A menudo, el independentismo hace referencia a la Declaración Universal de los Derechos Humanos para sustentar el carácter de “derecho natural”. No se dice nada en la Declaración. Sí, pero, a la Carta de Naciones Unidas y en el Pacto Internacional de Derechos Civiles y Políticos, siempre con el horizonte de la indispensable tarea de descolonización que se viviría a partir de la Segunda Guerra Mundial. No vale -como hacen algunos- decir que Catalunya es una colonia de España con la intención de reivindicar el Pacto Internacional de Derechos Civiles y Políticos como instrumento para reclamar el derecho a la autodeterminación.

Tercera razón: El ‘pueblo’

La tercera razón, el pueblo (“las calles siempre serán nuestras”, que claman día sí día también). Es el aspecto que más me duele del actual Procés. El 48% de los ciudadanos que quieren la independencia se convierten en el verdadero pueblo de Catalunya. Los otros, mayoritarios según las elecciones repetidas de estos años, no cuentan o son directamente unos traidores de Cataluña. La legitimidad de la calle, las marchas sobre Barcelona de los últimos 11 de Setembre, conforman, en el imaginario independentista, una de sus bases para reclamar la independencia.

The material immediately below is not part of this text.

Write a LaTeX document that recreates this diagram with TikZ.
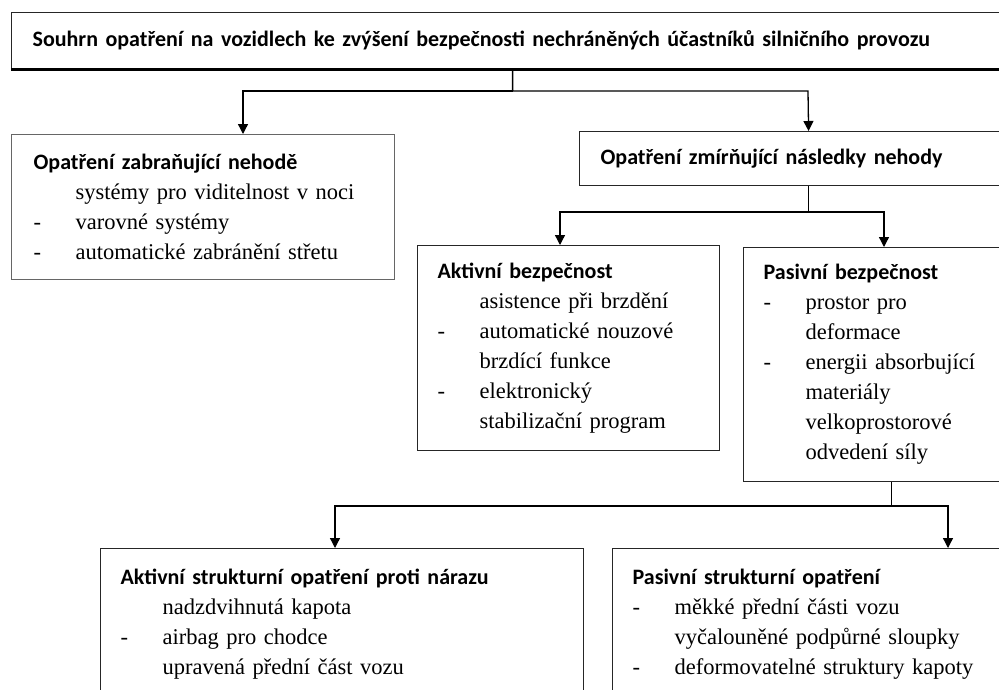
\documentclass[tikz,border=0pt]{standalone}
\usepackage{fontspec}
\setmainfont{Liberation Serif}
\newfontfamily\hdfont{Carlito}
\usetikzlibrary{arrows.meta}

\newcommand{\hd}[1]{{\hdfont\bfseries\fontsize{22}{30}\selectfont #1}}
\newcommand{\dl}[1]{\makebox[42pt][l]{-}#1}
\newcommand{\ind}[1]{\hspace*{42pt}#1}

\begin{document}
\begin{tikzpicture}[x=1pt,y=-1pt,
  box/.style={draw=black!85,line width=1.2pt,anchor=north west,align=left,
    inner ysep=0pt,font=\fontsize{22.5}{30}\selectfont},
  conn/.style={draw=black,line width=1.3pt},
  arr/.style={conn,-{Triangle[length=10pt,width=10pt]}}]
\useasboundingbox (0,0) rectangle (999,689);
\clip (0,0) rectangle (999,689);

\node[box,text width=960pt,inner xsep=21pt,minimum height=56pt] (top) at (11,12)
  {\hd{Souhrn opatření na vozidlech ke zvýšení bezpečnosti nechráněných účastníků silničního provozu}};
\draw[line width=3pt] (top.south west) -- (top.south east);

\node[box,draw=black!60,text width=339pt,inner xsep=22pt,minimum height=145pt] (left) at (11,134)
  {\hd{Opatření zabraňující nehodě}\\
   \ind{systémy pro viditelnost v noci}\\
   \dl{varovné systémy}\\
   \dl{automatické zabránění střetu}};

\node[box,text width=416pt,inner xsep=21pt,minimum height=54pt] (zmir) at (579,131)
  {\hd{Opatření zmírňující následky nehody}};

\node[box,text width=262pt,inner xsep=20pt,minimum height=205pt] (akt) at (417,245)
  {\hd{Aktivní bezpečnost}\\
   \ind{asistence při brzdění}\\
   \dl{automatické nouzové}\\
   \ind{brzdící funkce}\\
   \dl{elektronický}\\
   \ind{stabilizační program}};

\node[box,text width=256pt,inner xsep=20pt,minimum height=234pt] (pas) at (743,247)
  {\hd{Pasivní bezpečnost}\\
   \dl{prostor pro}\\
   \ind{deformace}\\
   \dl{energii absorbující}\\
   \ind{materiály}\\
   \ind{velkoprostorové}\\
   \ind{odvedení síly}};

\node[box,text width=443pt,inner xsep=20pt,minimum height=151pt] (lowl) at (100,548)
  {\hd{Aktivní strukturní opatření proti nárazu}\\
   \ind{nadzdvihnutá kapota}\\
   \dl{airbag pro chodce}\\
   \ind{upravená přední část vozu}};

\node[box,text width=398pt,inner xsep=20pt,minimum height=151pt] (lowr) at (612,548)
  {\hd{Pasivní strukturní opatření}\\
   \dl{měkké přední části vozu}\\
   \ind{vyčalouněné podpůrné sloupky}\\
   \dl{deformovatelné struktury kapoty}};

% branch points
\coordinate (j1l) at (243,91);
\coordinate (j1r) at (808,91);
\coordinate (j2l) at (560,212);
\coordinate (j2r) at (884,212);
\coordinate (j3l) at (335,506);
\coordinate (j3r) at (948,506);

\draw[arr] (top.south) |- (j1l) -- (j1l |- left.north);
\draw[arr] (top.south) |- (j1r) -- (zmir.north);
\draw[arr] (zmir.south) |- (j2l) -- (j2l |- akt.north);
\draw[arr] (zmir.south) |- (j2r) -- (j2r |- pas.north);
\draw[arr] (pas.south) |- (j3l) -- (j3l |- lowl.north);
\draw[arr] (pas.south) |- (j3r) -- (j3r |- lowr.north);

\end{tikzpicture}
\end{document}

Hay que reconocer la magnífica capacidad de convocatoria que aún tiene el movimiento independentista, si bien la movilización es mucho y mucho menor y la división cada día mayor. Para el independentismo, con todo, la legitimidad de la calle, que expresa el verdadero pueblo, debería sustituir -como lo intentaron hacer en determinados procesos- las instituciones autonómicas derivadas del Régimen del 78, las cuales, paradójicamente, ellos gobiernan y que en muchas ocasiones nutren esta movilización.

La legitimidad de la calle ha sido la base de un gran número de procesos que han terminado construyendo regímenes autoritarios y totalitarios. Por eso, siempre, en las imperfectas democracias liberales, siempre prevalece el principio de legalidad por encima del principio de legitimidad. Siempre.